HMRC TARGETS LANDLORDS

In September 2013, HM Revenue & Customs (HMRC) announced a nationwide campaign, targeting residential property landlords who had not declared their rental income.

This has become one of the largest (and longest) onshore campaign that HMRC has launched to date and it affects hundreds of thousands of landlords.

The campaign
When the campaign started HMRC took a data-driven approach. The campaign specifically targets individuals letting residential property. HMRC believes there are as many as 1.5 million landlords in the UK, but fewer than 500,000 officially on its books. It is, therefore, no surprise that HMRC sees an opportunity for tax and penalties from the roughly one million ‘missing’ landlords.

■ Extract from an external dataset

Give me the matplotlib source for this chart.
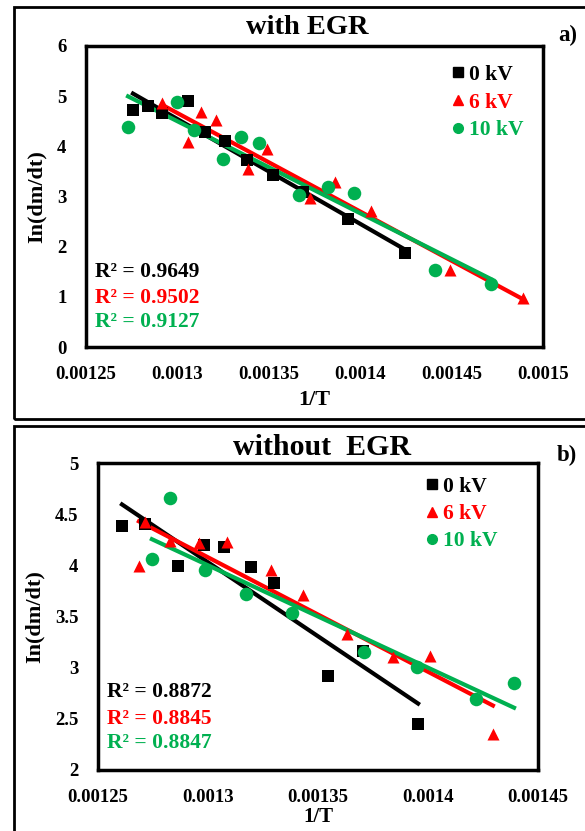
import numpy as np
import matplotlib

matplotlib.use('Agg')
import matplotlib.pyplot as plt
from matplotlib.lines import Line2D
from matplotlib.patches import Rectangle

plt.rcParams['font.family'] = ['Liberation Serif', 'DejaVu Serif']
plt.rcParams['font.weight'] = 'bold'

# panel a) with EGR
a_x0 = [0.0012757, 0.0012839, 0.0012916, 0.0013058, 0.0013151, 0.0013260,
        0.0013381, 0.0013523, 0.0013687, 0.0013933, 0.0014245]
a_y0 = [4.72, 4.80, 4.66, 4.90, 4.29, 4.11, 3.73, 3.43, 3.09, 2.55, 1.87]
a_x6 = [0.0012916, 0.0013058, 0.0013129, 0.0013211, 0.0013386, 0.0013490,
        0.0013725, 0.0013862, 0.0014059, 0.0014491, 0.0014890]
a_y6 = [4.86, 4.09, 4.68, 4.52, 3.55, 3.95, 2.97, 3.29, 2.71, 1.53, 0.98]
a_x10 = [0.0012730, 0.0012998, 0.0013091, 0.0013249, 0.0013348, 0.0013446,
         0.0013665, 0.0013824, 0.0013966, 0.0014409, 0.0014716]
a_y10 = [4.39, 4.88, 4.33, 3.75, 4.19, 4.07, 3.03, 3.19, 3.07, 1.53, 1.26]
a_r2 = ["0.9649", "0.9502", "0.9127"]

# panel b) without EGR
b_x0 = [0.0012609, 0.0012714, 0.0012864, 0.0012982, 0.0013073, 0.0013195,
        0.0013300, 0.0013545, 0.0013705, 0.0013955]
b_y0 = [4.38, 4.40, 3.99, 4.20, 4.18, 3.98, 3.83, 2.92, 3.16, 2.45]
b_x6 = [0.0012686, 0.0012714, 0.0012827, 0.0012959, 0.0013086, 0.0013286,
        0.0013432, 0.0013632, 0.0013841, 0.0014009, 0.0014295]
b_y6 = [3.99, 4.42, 4.24, 4.22, 4.23, 3.95, 3.71, 3.33, 3.10, 3.11, 2.35]
b_x10 = [0.0012745, 0.0012827, 0.0012986, 0.0013173, 0.0013382, 0.0013709,
         0.0013950, 0.0014218, 0.0014391]
b_y10 = [4.06, 4.66, 3.95, 3.72, 3.53, 3.15, 3.01, 2.69, 2.85]
b_r2 = ["0.8872", "0.8845", "0.8847"]

labels = ["0 kV", "6 kV", "10 kV"]
colors = ["black", "#FF0000", "#00B050"]
markers = ["s", "^", "o"]

fig = plt.figure(figsize=(5.85, 8.31), dpi=100)

# outer boxes round each panel
fig.patches.append(Rectangle((14 / 585, 1 - 419 / 831), 580 / 585, 412 / 831,
                             transform=fig.transFigure, fill=False, lw=2, ec='black'))
fig.patches.append(Rectangle((14 / 585, -0.05), 580 / 585, 1 - 426 / 831 + 0.05,
                             transform=fig.transFigure, fill=False, lw=2, ec='black'))


def panel(ax, series, r2, r2pos, xlim, ylim, xticks, yticks, xlabels, legpos, spacing):
    for (x, y), c, m in zip(series, colors, markers):
        x = np.array(x)
        y = np.array(y)
        ax.scatter(x, y, marker=m, color=c, s=75 if m != 'o' else 95,
                   linewidths=0, zorder=3)
        k, b = np.polyfit(x, y, 1)
        xx = np.array([x.min(), x.max()])
        ax.plot(xx, k * xx + b, color=c, lw=3, zorder=2)
    ax.set_xlim(*xlim)
    ax.set_ylim(*ylim)
    ax.set_xticks(xticks)
    ax.set_xticklabels(xlabels)
    ax.set_yticks(yticks)
    ax.set_yticklabels([f"{v:g}" for v in yticks])
    ax.tick_params(length=0, labelsize=13.5, pad=14)
    for s in ax.spines.values():
        s.set_linewidth(2.5)
    ax.set_ylabel("In(dm/dt)", fontsize=16, fontweight='bold')
    ax.set_xlabel("1/T", fontsize=16, fontweight='bold')
    for v, c, yp in zip(r2, colors, r2pos):
        ax.text(0.02, yp, f"R² = {v}", color=c, fontsize=15.5,
                fontweight='bold', transform=ax.transAxes, va='center')
    handles = [Line2D([], [], ls='', marker=m, color=c, markersize=7)
               for m, c in zip(markers, colors)]
    leg = ax.legend(handles, labels, loc='upper left', bbox_to_anchor=legpos,
                    frameon=False, handlelength=0.6, handletextpad=0.2,
                    labelspacing=spacing, borderpad=0, borderaxespad=0,
                    prop={'size': 15.5, 'weight': 'bold'})
    for t, c in zip(leg.get_texts(), colors):
        t.set_color(c)


ax1 = fig.add_axes([86 / 585, 1 - 347 / 831, 457 / 585, 301 / 831])
panel(ax1, [(a_x0, a_y0), (a_x6, a_y6), (a_x10, a_y10)], a_r2,
      [0.249, 0.163, 0.083],
      (0.00125, 0.0015), (0, 6),
      [0.00125, 0.0013, 0.00135, 0.0014, 0.00145, 0.0015], [0, 1, 2, 3, 4, 5, 6],
      ["0.00125", "0.0013", "0.00135", "0.0014", "0.00145", "0.0015"],
      (0.80, 0.937), 0.35)
ax1.yaxis.set_label_coords(-0.087, 0.5)
ax1.xaxis.set_label_coords(0.5, -0.143)
fig.text(307 / 585, 1 - 28 / 831, "with EGR", ha='center', va='center',
         fontsize=20.5, fontweight='bold')
fig.text(568 / 585, 1 - 35 / 831, "a)", ha='center', va='center',
         fontsize=16.5, fontweight='bold')

ax2 = fig.add_axes([98 / 585, 1 - 770 / 831, 440 / 585, 307 / 831])
panel(ax2, [(b_x0, b_y0), (b_x6, b_y6), (b_x10, b_y10)], b_r2,
      [0.254, 0.166, 0.088],
      (0.00125, 0.00145), (2, 5),
      [0.00125, 0.0013, 0.00135, 0.0014, 0.00145], [2, 2.5, 3, 3.5, 4, 4.5, 5],
      ["0.00125", "0.0013", "0.00135", "0.0014", "0.00145"],
      (0.745, 0.955), 0.33)
ax2.yaxis.set_label_coords(-0.122, 0.5)
ax2.xaxis.set_label_coords(0.5, -0.12)
ax2.xaxis.label.set_fontsize(15)
fig.text(322 / 585, 1 - 448 / 831, "without  EGR", ha='center', va='center',
         fontsize=21.5, fontweight='bold')
fig.text(567 / 585, 1 - 455 / 831, "b)", ha='center', va='center',
         fontsize=16.5, fontweight='bold')

plt.savefig("out.png", dpi=100)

Where does HMRC get its information?
HMRC has very broad information powers, to obtain details from:

Councils – for landlords providing accommodation to housing benefits claimants;
the Land Registry – for details of who holds the legal ownership; and
more recently, HMRC has also acquired powers to require details from organisations about third parties (in FA 2011, Sch 23). These organisations specifically include letting agents, or anyone else who searches for tenants or provides a similar service. It also includes businesses that take a commission for services provided by another party, and anyone who handles money on another’s behalf. Clearly, this goes beyond traditional estate agents, encompassing Internet-based letting services as well.

HMRC has also spent the last few years developing its systems and expertise to manage and analyse ‘big data’, in this case, to derive a large list of hitherto unknown persons in receipt of rental income.

What do I need to do if I have undeclared rental income?

Basically, there is no obligation in law to notify HMRC of any rental income, if there is no net liability to income tax (see TMA 1970, s 7; HMRC’s Self-Assessment manual SALF210). However, even if there are losses, you may be doing yourself a disservice by not claiming your losses for relief against future profits.

As a landlord you should consider:

Does your income qualify for the rent-a-room scheme? This is essentially where someone takes in a lodger, or similar. Rent-a-room is optional, so if the normal rules for deductible expenses yield a better result, these can be used instead. The details are in HMRC’s Property Income manual (at PIM4001 et seq);

Do you have any unused personal allowance which may be used to minimise your tax bills? This may occur where you have no other significant income sources.

Is your property a joint investment? There could be only one legal owner but it can still be a joint investment. This means that the net income can be apportioned amongst two or more taxpayers and potentially two or more personal allowances may be available. Some key questions include, If married, did the funds/deposit come from a joint account? Were both spouses involved in the negotiations? Was the net income split between them?

Have you claimed all your allowable expenses? It may seem obvious, but make sure that all expenses have been claimed, so as to minimise tax and therefore penalties and interest exposure, potentially down to nil.

Possible tax traps
Remember, when claiming to claim mortgage costs that the entire repayment is not deductible. Capital repayments must not be claimed.
Where your property is let jointly between spouses, net income is split 50:50 by default: you cannot override that split going backwards.
From 06/04/17, there are restrictions on the amount of interest that can be claimed as a deduction against your rental income.
Do bear in mind that adding rental income to earlier years may adversely affect past entitlement to state benefits.

Penalties
Penalties are normally calculated as a percentage of the tax underpaid.
Penalties can arise for the failure to submitted returns for the relevant years
Penalties can also arise if a return was submitted but missing information leads to a penalty for an inaccurate return.

On a final note, please take note that that the penalties are increased if HMRC writes to you about undeclared income before you contact HMRC.
Given the information and resources at HMRC’s disposal, it is more a question of when HMRC will write, not if, so any concerns should be addressed as soon as possible.